## TASK DESCRIPTION
Restate every line of the material, word for word.

## DATASET CONTENT

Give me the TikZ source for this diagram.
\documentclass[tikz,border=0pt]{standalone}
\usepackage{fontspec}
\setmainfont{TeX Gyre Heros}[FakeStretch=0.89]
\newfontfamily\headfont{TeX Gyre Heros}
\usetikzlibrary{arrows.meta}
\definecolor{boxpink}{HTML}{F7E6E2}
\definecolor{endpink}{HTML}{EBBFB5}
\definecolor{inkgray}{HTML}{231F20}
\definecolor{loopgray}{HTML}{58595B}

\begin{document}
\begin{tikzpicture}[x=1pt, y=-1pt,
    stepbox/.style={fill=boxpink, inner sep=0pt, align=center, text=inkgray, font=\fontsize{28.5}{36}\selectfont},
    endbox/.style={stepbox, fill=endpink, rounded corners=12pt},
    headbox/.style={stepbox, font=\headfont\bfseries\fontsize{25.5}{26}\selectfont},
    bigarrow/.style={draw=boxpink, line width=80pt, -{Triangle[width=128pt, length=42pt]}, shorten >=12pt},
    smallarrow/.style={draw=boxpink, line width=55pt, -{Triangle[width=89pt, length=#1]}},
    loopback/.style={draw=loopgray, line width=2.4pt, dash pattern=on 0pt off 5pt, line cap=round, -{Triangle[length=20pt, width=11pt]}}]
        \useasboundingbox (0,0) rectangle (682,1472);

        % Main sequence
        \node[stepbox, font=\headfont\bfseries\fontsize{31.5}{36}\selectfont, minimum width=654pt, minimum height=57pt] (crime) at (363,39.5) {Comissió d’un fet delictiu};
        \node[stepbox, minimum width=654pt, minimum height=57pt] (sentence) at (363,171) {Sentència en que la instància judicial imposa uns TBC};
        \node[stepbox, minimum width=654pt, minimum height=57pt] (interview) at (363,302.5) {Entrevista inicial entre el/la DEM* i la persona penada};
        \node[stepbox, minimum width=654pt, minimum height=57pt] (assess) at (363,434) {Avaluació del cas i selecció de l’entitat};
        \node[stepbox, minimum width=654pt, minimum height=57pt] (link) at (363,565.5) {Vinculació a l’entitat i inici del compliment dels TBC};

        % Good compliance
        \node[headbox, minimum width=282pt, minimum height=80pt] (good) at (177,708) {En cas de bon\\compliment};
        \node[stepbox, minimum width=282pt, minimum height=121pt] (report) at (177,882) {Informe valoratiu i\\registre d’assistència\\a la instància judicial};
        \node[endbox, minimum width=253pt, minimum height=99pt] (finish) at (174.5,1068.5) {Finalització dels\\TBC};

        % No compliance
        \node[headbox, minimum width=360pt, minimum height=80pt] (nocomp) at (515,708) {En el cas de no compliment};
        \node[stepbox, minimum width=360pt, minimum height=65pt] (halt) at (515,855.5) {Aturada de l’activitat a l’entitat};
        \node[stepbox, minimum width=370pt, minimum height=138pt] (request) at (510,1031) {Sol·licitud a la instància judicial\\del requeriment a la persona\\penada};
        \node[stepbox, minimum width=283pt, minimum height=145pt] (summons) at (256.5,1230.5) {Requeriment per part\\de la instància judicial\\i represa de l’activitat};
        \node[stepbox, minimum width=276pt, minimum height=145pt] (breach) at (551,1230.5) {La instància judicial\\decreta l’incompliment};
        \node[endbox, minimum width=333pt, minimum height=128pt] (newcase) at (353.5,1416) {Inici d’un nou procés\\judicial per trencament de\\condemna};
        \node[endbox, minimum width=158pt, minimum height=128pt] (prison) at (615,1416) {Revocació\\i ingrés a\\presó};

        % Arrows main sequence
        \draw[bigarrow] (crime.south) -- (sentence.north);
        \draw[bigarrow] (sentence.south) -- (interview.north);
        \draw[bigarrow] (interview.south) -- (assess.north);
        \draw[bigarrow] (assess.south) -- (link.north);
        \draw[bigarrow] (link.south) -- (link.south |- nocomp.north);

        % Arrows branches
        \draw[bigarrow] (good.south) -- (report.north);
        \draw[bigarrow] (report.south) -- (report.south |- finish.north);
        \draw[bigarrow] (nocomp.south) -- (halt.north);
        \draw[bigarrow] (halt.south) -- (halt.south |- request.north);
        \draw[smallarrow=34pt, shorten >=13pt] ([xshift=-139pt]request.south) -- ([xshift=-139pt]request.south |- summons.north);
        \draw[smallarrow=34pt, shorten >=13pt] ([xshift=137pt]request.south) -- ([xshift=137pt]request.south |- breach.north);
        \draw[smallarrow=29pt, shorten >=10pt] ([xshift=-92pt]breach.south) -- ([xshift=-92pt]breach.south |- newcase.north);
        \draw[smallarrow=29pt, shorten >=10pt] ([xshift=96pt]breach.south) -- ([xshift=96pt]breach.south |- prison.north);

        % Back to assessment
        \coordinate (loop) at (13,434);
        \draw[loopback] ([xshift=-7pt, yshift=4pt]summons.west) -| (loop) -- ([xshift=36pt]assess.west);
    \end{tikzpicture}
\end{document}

## THE ANSWER
Give me the TikZ source for this diagram.
\documentclass[tikz,border=0pt]{standalone}
\usepackage{fontspec}
\setmainfont{TeX Gyre Heros}[FakeStretch=0.89]
\newfontfamily\headfont{TeX Gyre Heros}
\usetikzlibrary{arrows.meta}
\definecolor{boxpink}{HTML}{F7E6E2}
\definecolor{endpink}{HTML}{EBBFB5}
\definecolor{inkgray}{HTML}{231F20}
\definecolor{loopgray}{HTML}{58595B}

\begin{document}
\begin{tikzpicture}[x=1pt, y=-1pt,
    stepbox/.style={fill=boxpink, inner sep=0pt, align=center, text=inkgray, font=\fontsize{28.5}{36}\selectfont},
    endbox/.style={stepbox, fill=endpink, rounded corners=12pt},
    headbox/.style={stepbox, font=\headfont\bfseries\fontsize{25.5}{26}\selectfont},
    bigarrow/.style={draw=boxpink, line width=80pt, -{Triangle[width=128pt, length=42pt]}, shorten >=12pt},
    smallarrow/.style={draw=boxpink, line width=55pt, -{Triangle[width=89pt, length=#1]}},
    loopback/.style={draw=loopgray, line width=2.4pt, dash pattern=on 0pt off 5pt, line cap=round, -{Triangle[length=20pt, width=11pt]}}]
        \useasboundingbox (0,0) rectangle (682,1472);

        % Main sequence
        \node[stepbox, font=\headfont\bfseries\fontsize{31.5}{36}\selectfont, minimum width=654pt, minimum height=57pt] (crime) at (363,39.5) {Comissió d’un fet delictiu};
        \node[stepbox, minimum width=654pt, minimum height=57pt] (sentence) at (363,171) {Sentència en que la instància judicial imposa uns TBC};
        \node[stepbox, minimum width=654pt, minimum height=57pt] (interview) at (363,302.5) {Entrevista inicial entre el/la DEM* i la persona penada};
        \node[stepbox, minimum width=654pt, minimum height=57pt] (assess) at (363,434) {Avaluació del cas i selecció de l’entitat};
        \node[stepbox, minimum width=654pt, minimum height=57pt] (link) at (363,565.5) {Vinculació a l’entitat i inici del compliment dels TBC};

        % Good compliance
        \node[headbox, minimum width=282pt, minimum height=80pt] (good) at (177,708) {En cas de bon\\compliment};
        \node[stepbox, minimum width=282pt, minimum height=121pt] (report) at (177,882) {Informe valoratiu i\\registre d’assistència\\a la instància judicial};
        \node[endbox, minimum width=253pt, minimum height=99pt] (finish) at (174.5,1068.5) {Finalització dels\\TBC};

        % No compliance
        \node[headbox, minimum width=360pt, minimum height=80pt] (nocomp) at (515,708) {En el cas de no compliment};
        \node[stepbox, minimum width=360pt, minimum height=65pt] (halt) at (515,855.5) {Aturada de l’activitat a l’entitat};
        \node[stepbox, minimum width=370pt, minimum height=138pt] (request) at (510,1031) {Sol·licitud a la instància judicial\\del requeriment a la persona\\penada};
        \node[stepbox, minimum width=283pt, minimum height=145pt] (summons) at (256.5,1230.5) {Requeriment per part\\de la instància judicial\\i represa de l’activitat};
        \node[stepbox, minimum width=276pt, minimum height=145pt] (breach) at (551,1230.5) {La instància judicial\\decreta l’incompliment};
        \node[endbox, minimum width=333pt, minimum height=128pt] (newcase) at (353.5,1416) {Inici d’un nou procés\\judicial per trencament de\\condemna};
        \node[endbox, minimum width=158pt, minimum height=128pt] (prison) at (615,1416) {Revocació\\i ingrés a\\presó};

        % Arrows main sequence
        \draw[bigarrow] (crime.south) -- (sentence.north);
        \draw[bigarrow] (sentence.south) -- (interview.north);
        \draw[bigarrow] (interview.south) -- (assess.north);
        \draw[bigarrow] (assess.south) -- (link.north);
        \draw[bigarrow] (link.south) -- (link.south |- nocomp.north);

        % Arrows branches
        \draw[bigarrow] (good.south) -- (report.north);
        \draw[bigarrow] (report.south) -- (report.south |- finish.north);
        \draw[bigarrow] (nocomp.south) -- (halt.north);
        \draw[bigarrow] (halt.south) -- (halt.south |- request.north);
        \draw[smallarrow=34pt, shorten >=13pt] ([xshift=-139pt]request.south) -- ([xshift=-139pt]request.south |- summons.north);
        \draw[smallarrow=34pt, shorten >=13pt] ([xshift=137pt]request.south) -- ([xshift=137pt]request.south |- breach.north);
        \draw[smallarrow=29pt, shorten >=10pt] ([xshift=-92pt]breach.south) -- ([xshift=-92pt]breach.south |- newcase.north);
        \draw[smallarrow=29pt, shorten >=10pt] ([xshift=96pt]breach.south) -- ([xshift=96pt]breach.south |- prison.north);

        % Back to assessment
        \coordinate (loop) at (13,434);
        \draw[loopback] ([xshift=-7pt, yshift=4pt]summons.west) -| (loop) -- ([xshift=36pt]assess.west);
    \end{tikzpicture}
\end{document}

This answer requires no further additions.